You may need to light one every so often and wave it around your head so that your hair will pick up that charmingly unmistakable “pin the blame” scent. If someone asks you about your smoking directly, tell them you are trying to quit, and look very angry and distressed. This will work in nearly all situations, and even with smokers.

But whether you actually do or do not smoke, having others think you smoke means that you can avoid many of the pressures brought on by age, illness, and mortality, and our public obsession with flawless youth and perfect health. To coffee or not to coffee? What to do about the endless parade of advice from Oprah and Dr Oz? What explanation can be given when, despite all these things, and despite exercise, supplements, meat and vegetables raised in an emotionally supportive environment, and giving up the drink, you still become ill and eventually die?  Does anyone die saying “I wish I had spent more time peeling my carrots and eating bee pollen?” No, my friends, they do not. And nothing says “Don’t bother trying to make me immortal or morally pure” like an open pack of Camels.

I'll serve on your frickin' committee just as soon as I finish quitting smoking ... OKAY?

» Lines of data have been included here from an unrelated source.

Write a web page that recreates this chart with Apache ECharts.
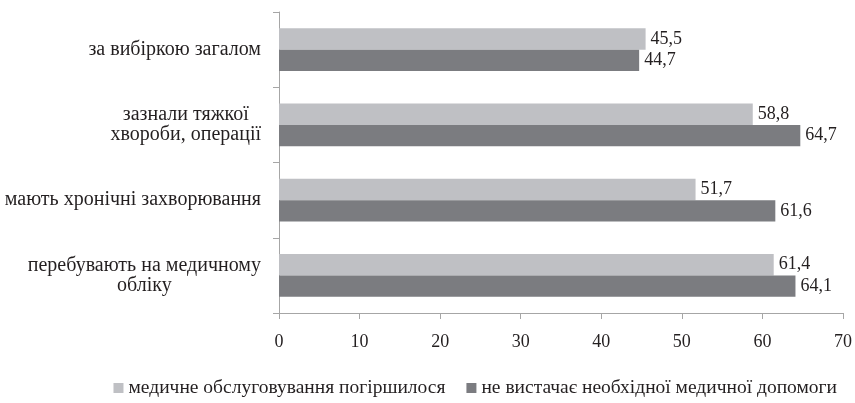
<!DOCTYPE html>
<html>
<head>
<meta charset="utf-8">
<script src="https://cdn.jsdelivr.net/npm/echarts@6/dist/echarts.min.js"></script>
<style>
  html, body { margin: 0; padding: 0; background: #fff; }
  #box { width: 855px; height: 403px; }
</style>
</head>
<body>
<div id="box"></div>
<script>
var categories = [
    'за вибіркою загалом',
    'зазнали тяжкої\nхвороби, операції',
    'мають хронічні захворювання',
    'перебувають на медичному\nобліку'
];
var seriesNames = ['медичне обслуговування погіршилося', 'не вистачає необхідної медичної допомоги'];
var worseValues = [45.5, 58.8, 51.7, 61.4];
var lackValues = [44.7, 64.7, 61.6, 64.1];
var xTicks = [0, 10, 20, 30, 40, 50, 60, 70];

var font = '"Liberation Serif", "Times New Roman", serif';
var textColor = '#231f20';
var axisColor = '#a6a6a6';

var myChart = echarts.init(document.getElementById('box'));

// підпис значення з комою замість крапки
var labelOption = {
    show: true,
    position: 'right',
    distance: 5,
    fontFamily: font,
    fontSize: 18,
    color: textColor,
    formatter: function (p) {
        return p.value.toFixed(1).replace('.', ',');
    }
};

var option = {
    animation: false,
    color: ['#bfc0c4', '#7b7c80'],
    textStyle: { fontFamily: font },
    grid: {
        left: 279,
        right: 12,
        top: 12,
        bottom: 90
    },
    legend: {
        top: 373,
        right: 13,
        icon: 'rect',
        itemWidth: 10,
        itemHeight: 10,
        itemGap: 21,
        textStyle: { fontFamily: font, fontSize: 19.5, color: textColor },
        data: seriesNames
    },
    xAxis: {
        type: 'value',
        min: xTicks[0],
        max: xTicks[xTicks.length - 1],
        interval: 10,
        splitLine: { show: false },
        axisLine: { show: true, lineStyle: { color: axisColor, width: 1 } },
        axisTick: { show: true, length: 6, lineStyle: { color: axisColor } },
        axisLabel: {
            margin: 20,
            fontFamily: font,
            fontSize: 18,
            color: textColor
        }
    },
    yAxis: {
        type: 'category',
        inverse: true,
        data: categories,
        axisLine: { show: true, lineStyle: { color: axisColor, width: 1 } },
        axisTick: { show: true, length: 6, lineStyle: { color: axisColor } },
        axisLabel: {
            margin: 18,
            lineHeight: 20,
            formatter: function (v) {
                return v.split('\n').map(function (l) { return '{c|' + l + '}'; }).join('\n');
            },
            rich: {
                c: {
                    align: 'center',
                    fontFamily: font,
                    fontSize: 20,
                    lineHeight: 20,
                    color: textColor
                }
            }
        }
    },
    series: [
        {
            name: seriesNames[0],
            type: 'bar',
            barGap: 0,
            barCategoryGap: '43%',
            label: labelOption,
            data: worseValues
        },
        {
            name: seriesNames[1],
            type: 'bar',
            barGap: 0,
            barCategoryGap: '43%',
            label: labelOption,
            data: lackValues
        }
    ]
};

myChart.setOption(option);
</script>
</body>
</html>
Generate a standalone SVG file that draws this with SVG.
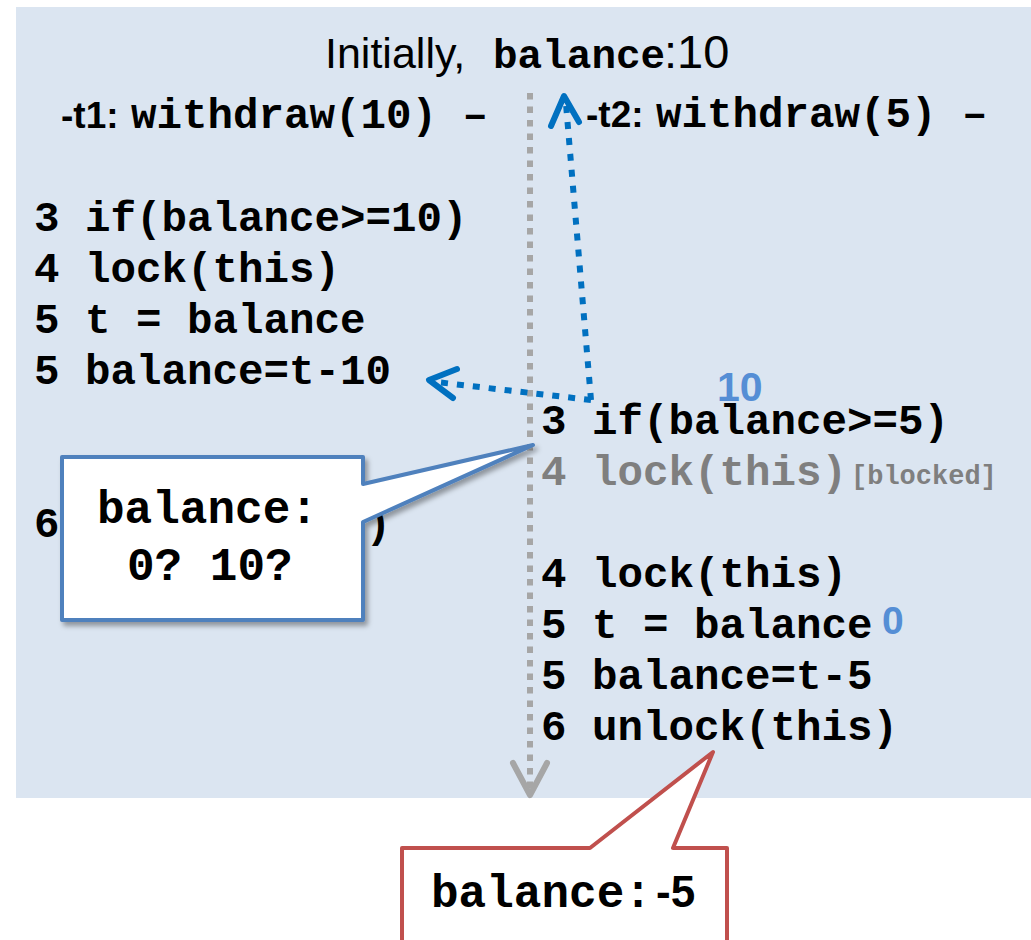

Yes, until you build your own sense of self and learn to sail confidently amid the ambiguity and complexity of the world and your other fellow travelers, smoking (or the appearance of smoking) will shield you from the changing winds of public judgement and collision with those buffeted by its erratic squalls. The complexity of the world, and so much social pressure, can be resolved and avoided by one simple refrain, which is: “I’m sorry, but I need a cigarette.

People who let their children crawl around on chemically and naturally infested ground, who smother them with carcinogens in the home, and who pollute their bodies with all manner of foul things will fear to have them touch the hem of your garment. Others, similarly, will give you a wide berth when you are trying to have a quiet moment by yourself outdoors. Indoors, you will have a ready excuse to escape from all manner of tedious, onerous, and stressful conversations and social situations. Nobody will try to make you a vegan. No, smoking (or the appearance of it)  — in a single breath — narrows your social identity down to such an extent that most social and interpersonal stresses simply will not be applied to you. In time, if you find that your habit or the ruse has served its purpose, let it go. All will praise you for your good decision and your fortitude. If need be, you can always relapse.

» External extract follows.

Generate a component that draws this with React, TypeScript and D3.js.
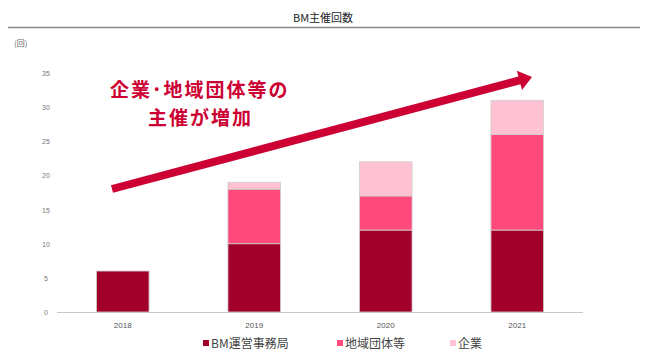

Thank you so much for the opportunity to address you here. Please remember to pick up your free samples and your folder, which contains a marriage certificate and a form designating  the university as your beneficiary, as you leave. I want to thank Philip Morris and the Washington State Family Law Association for generously donating these items. Thank you, and good evening. I will not see you at the reception: I would love to stay and talk to all of you, but I need a smoke.”